What would you want to run on a machine with many processors sitting inside it? Physics is one thing and not necessarily just in games. "We believe that the next level of computer graphics will be based on how the world behaves and not how it looks," Huang claimed.

Another target is the 'creative consumer' - the people taking pictures and video and plopping them onto Flickr and YouTube. Parallel processing can attempt to rescue the images that got away and videos that got hit with over-enthusiastic compression. By looking at multiple versions of a photograph, smart processing could change the focus or bring an image into focus. Huang cited MotionDSP as a company that can take analyse YouTube videos and boost their apparent resolution. In effect, the software borrows pixels from adjacent frames to fill in missing details.

Vivoli claimed: "We took a 480p DVD video and, using the same technology, we created enough pixels for 1080p."

"Technologies like this make the GPU a more valuable companion to the CPU," Huang argued.

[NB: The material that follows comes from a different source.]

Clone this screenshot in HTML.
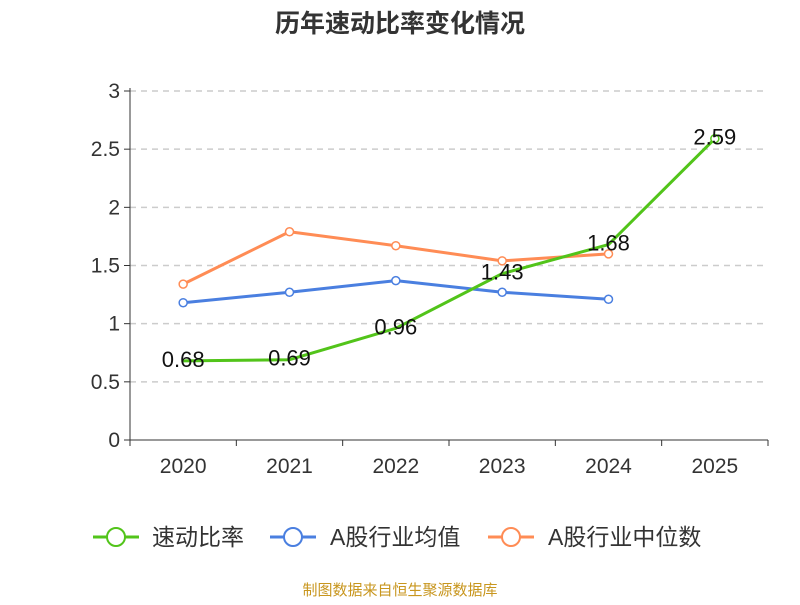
<!DOCTYPE html>
<html><head><meta charset="utf-8"><style>
body{margin:0;background:#fff;font-family:"Liberation Sans","Noto Sans CJK SC",sans-serif}
</style></head><body>
<svg width="800" height="600" xmlns="http://www.w3.org/2000/svg" font-family="Liberation Sans, Noto Sans CJK SC, sans-serif">
<text x="400" y="32" text-anchor="middle" font-size="25" font-weight="bold" fill="#333">历年速动比率变化情况</text>
<g id="grid"></g><g id="axes"></g><g id="series"></g>
<g font-size="23" fill="#333">
<g><line x1="93" y1="537" x2="139" y2="537" stroke="#52c41a" stroke-width="3"/><circle cx="116" cy="537" r="9" fill="#fff" stroke="#52c41a" stroke-width="2"/><text x="152" y="545">速动比率</text></g>
<g><line x1="270" y1="537" x2="316" y2="537" stroke="#4a7fe0" stroke-width="3"/><circle cx="293" cy="537" r="9" fill="#fff" stroke="#4a7fe0" stroke-width="2"/><text x="330" y="545">A股行业均值</text></g>
<g><line x1="488" y1="537" x2="534" y2="537" stroke="#ff8c55" stroke-width="3"/><circle cx="511" cy="537" r="9" fill="#fff" stroke="#ff8c55" stroke-width="2"/><text x="548" y="545">A股行业中位数</text></g>
</g>
<text x="400" y="595" text-anchor="middle" font-size="15" fill="#c8961e">制图数据来自恒生聚源数据库</text>
</svg>
<script>
const categories=["2020","2021","2022","2023","2024","2025"];
const quickRatio=[0.68,0.69,0.96,1.43,1.68,2.59];
const industryMean=[1.18,1.27,1.37,1.27,1.21];
const industryMedian=[1.34,1.79,1.67,1.54,1.60];
const yTicks=[0,0.5,1,1.5,2,2.5,3];
const yTickLabels=["0","0.5","1","1.5","2","2.5","3"];
const NS="http://www.w3.org/2000/svg";
const x0=130,x1=768,yBase=440,yTop=91,yMax=3;
const band=(x1-x0)/categories.length;
const xs=i=>x0+band*(i+0.5);
const ys=v=>yBase-(v/yMax)*(yBase-yTop);
function mk(t,a,p){const e=document.createElementNS(NS,t);for(const k in a)e.setAttribute(k,a[k]);p.appendChild(e);return e;}
const grid=document.getElementById('grid'),axes=document.getElementById('axes'),ser=document.getElementById('series');
yTicks.forEach((v,i)=>{
 if(v>0){const g=mk('line',{x1:x0,x2:x1,y1:ys(v),y2:ys(v),stroke:'#ccc','stroke-dasharray':'6,5','stroke-width':1.5},grid);
 }
 const tk=mk('line',{x1:x0-6,x2:x0,y1:ys(v),y2:ys(v),stroke:'#333'},axes);
 
 const t=mk('text',{x:x0-10,y:ys(v)+7,'text-anchor':'end','font-size':21,fill:'#333'},axes);t.textContent=yTickLabels[i];
 
});
const ya=mk('line',{x1:x0,x2:x0,y1:yTop-3,y2:yBase,stroke:'#333'},axes);

const xa=mk('line',{x1:x0,x2:x1,y1:yBase,y2:yBase,stroke:'#333'},axes);

for(let i=0;i<=categories.length;i++){const tk=mk('line',{x1:x0+band*i,x2:x0+band*i,y1:yBase,y2:yBase+6,stroke:'#333'},axes);
 }
categories.forEach((c,i)=>{const t=mk('text',{x:xs(i),y:473,'text-anchor':'middle','font-size':21,fill:'#333'},axes);t.textContent=c;
 });
function series(data,color,name,labels,showMarkers){
 const g=mk('g',{},ser);
 const pts=data.map((v,i)=>xs(i)+','+ys(v)).join(' ');
 const pl=mk('polyline',{points:pts,fill:'none',stroke:color,'stroke-width':3,'stroke-linejoin':'round'},g);
 
 data.forEach((v,i)=>{
  if(showMarkers||i===data.length-1){const c=mk('circle',{cx:xs(i),cy:ys(v),r:4,fill:'#fff',stroke:color,'stroke-width':1.5},g);
  }
  if(labels){const t=mk('text',{x:xs(i),y:ys(v)+6,'text-anchor':'middle','font-size':22,fill:'#111'},g);t.textContent=v.toFixed(2);
  }
 });
}
series(industryMedian,'#ff8c55','industry-median-series',false,true);
series(industryMean,'#4a7fe0','industry-mean-series',false,true);
series(quickRatio,'#52c41a','quick-ratio-series',true,false);
</script>
</body></html>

There is something for the gamers. Huang is becoming a big fan of the idea of stereoscopic displays for gaming. Imagine the kind of GPU you need to run Crysis across not just one but two high-resolution displays.


The statement that "throughput is everything but latency less of an issue" is true when you limit the use of massively parallel computing architectures to simulating the real world. What if you want to deploy this sort of computing power to solve difficult control problems? For example those that require on-the-fly inversion of large matrices - an ideal candiate for data parallelism. Putting such parallel architectures into real-time control loops definitely needs a focus on latency. In reality there is a place for both approaches. This sort of argument is a distraction from the real challenge which is to simplify the programming of such parallel architectures.

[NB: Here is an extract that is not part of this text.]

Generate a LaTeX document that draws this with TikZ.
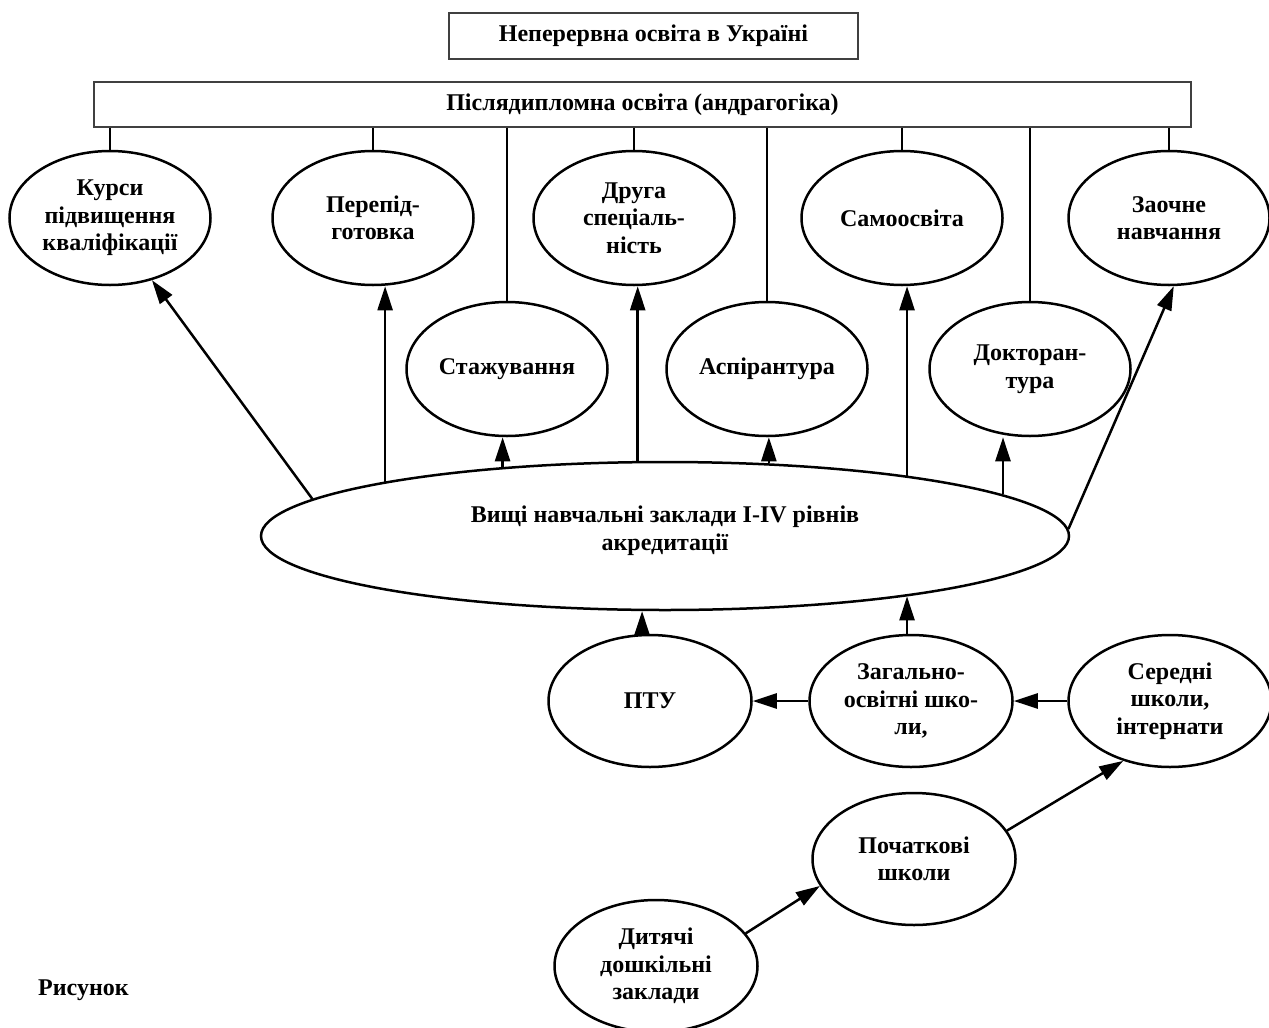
\documentclass[tikz,border=0pt]{standalone}
\usepackage{fontspec}
\setmainfont{Liberation Serif}
\usetikzlibrary{shapes.geometric,arrows.meta}
\begin{document}
\begin{tikzpicture}[x=1pt,y=-1pt,
  every node/.style={font=\bfseries\fontsize{24}{27.5}\selectfont, align=center, inner sep=0pt},
  hbox/.style={rectangle, draw=black!75, line width=1.3pt},
  ell/.style={ellipse, draw, line width=2.5pt, minimum width=201pt, minimum height=134pt},
  sell/.style={ell, minimum width=203pt, minimum height=132pt},
  link/.style={line width=2.4pt},
  arr/.style={line width=2.5pt, -{Triangle[length=24pt,width=15pt]}},
]
\useasboundingbox (0,0) rectangle (1269,1028);

% boxes
\node[hbox, minimum width=409pt, minimum height=46pt] (top) at (653.5,36) {Неперервна освіта в Україні};
\node[hbox, minimum width=1097pt, minimum height=45pt] (box2) at (642.5,104.5) {Післядипломна освіта (андрагогіка)};

% top row
\node[ell] (kursi) at (110,218) {Курси\\підвищення\\кваліфікації};
\node[ell] (perep) at (373,218) {Перепід-\\готовка};
\node[ell] (druga) at (634,218) {Друга\\спеціаль-\\ність};
\node[ell] (samo)  at (902,218) {Самоосвіта};
\node[ell] (zaoch) at (1169,218) {Заочне\\навчання};

% second row
\node[ell] (stazh) at (507,369) {Стажування};
\node[ell] (aspir) at (767,369) {Аспірантура};
\node[ell] (dokt)  at (1030,369) {Докторан-\\тура};

% big ellipse
\node[ell, minimum width=808pt, minimum height=148pt] (big) at (665,536) {Вищі навчальні заклади I-IV рівнів\\акредитації\\[-12pt]\mbox{}};

% bottom
\node[sell] (ptu)  at (650,701) {ПТУ};
\node[sell] (zag)  at (911,701) {Загально-\\освітні шко-\\ли,};
\node[sell] (ser)  at (1170,701) {Середні\\школи,\\інтернати};
\node[sell] (poch) at (914,859) {Початкові\\школи};
\node[sell] (dyt)  at (656,966) {Дитячі\\дошкільні\\заклади};

\node[anchor=base west] (fig) at (38,995) {Рисунок};

% links from box2
\foreach \n in {kursi,perep,druga,samo,zaoch,stazh,aspir,dokt}
  \draw[link] (\n.north |- box2.south) -- (\n.north);

% arrows from big ellipse
\draw[arr] (big.174) -- (kursi.-56);
\draw[arr] (big.169) -- (big.169 |- perep.south);
\draw[arr] (big.157) -- (big.157 |- stazh.south);
\draw[arr] (big.110) -- (big.110 |- druga.south);
\draw[arr] (big.35) -- (big.35 |- aspir.south);
\draw[arr] (big.14) -- (big.14 |- samo.south);
\draw[arr] (big.7) -- (big.7 |- dokt.south);
\draw[arr] (big.1) -- (zaoch.-86);

% arrows into big ellipse and among bottom nodes
\draw[arr] (big.-107 |- ptu.north) -- (big.-107);
\draw[arr] (big.-14 |- zag.north) -- (big.-14);
\draw[arr] (zag.west) -- (ptu.east);
\draw[arr] (ser.west) -- (zag.east);
\draw[arr] (poch.17) -- (ser.-128);
\draw[arr] (dyt.20) -- (poch.196);
\end{tikzpicture}
\end{document}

The short answer is: don't use a GPU for latency-sensitive work. However, acceptable latency is in the eye of beholder. In 3D graphics, the device is churning out usable results from gigabytes of data 30-100 times a second. For a system controlling convection in a furnace, that's probably going to be plenty of headroom. Might not be so useful in an AGV, so maybe you dump the GPU and use FPGAs to get the acceleration.